It's the off season, so chances are that the person next to you on that tropical beach, climbing that mountain, or hiking that trail is a firefighter. Many of us disperse like ashes on the wind after the last fire goes out. I usually know at least two firefighters who are lounging in Indonesia, a couple in Thailand, and a few in South America.
I don't know if we travel more than anyone else, but a lot of us have restless feet, unable to stay in one place too long. During the summer we are always moving from one fire to the next, from state to state, following the smoke. Our bags are always packed and ready. We lock our cars at work because we might not come back that night, or for 21 days. You'd think we would want to stay home after all that, to hibernate. But a lot of us don't.
The people I meet when I travel plan their trips 6 months to a year in advance. They pore over the gear lists and, on their office computers, google their destinations. Not me. I usually make my decision about a month in advance, probably paying way too much for airline tickets and out of time to brush up on my Spanish. I stuff things in a bag and wonder if I spent too much time sitting at a helibase to haul myself up a mountain. I throw myself into the void and hope for the best.

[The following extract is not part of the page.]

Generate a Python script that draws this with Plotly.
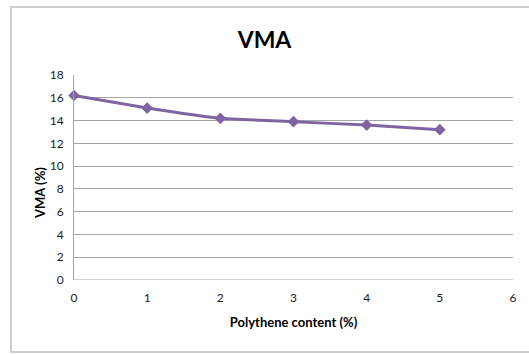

And it all works out, except when it doesn't, but even then it kind of does. Whether it's a whiny travel companion ("can't we just go to a beach?" he complained, halfway up a glacier in Ecuador), gale force wind in Patagonia, or Cheyne-Stokes breathing in my tent at 19,000' in Nepal, it all seems to end up okay (ditched the travel partner, braced myself against the wind, stayed awake till morning and climbed the peak in fine style). I'll see you on the fireline, fellow travelers. We'll share stories of where we all were and where we're going.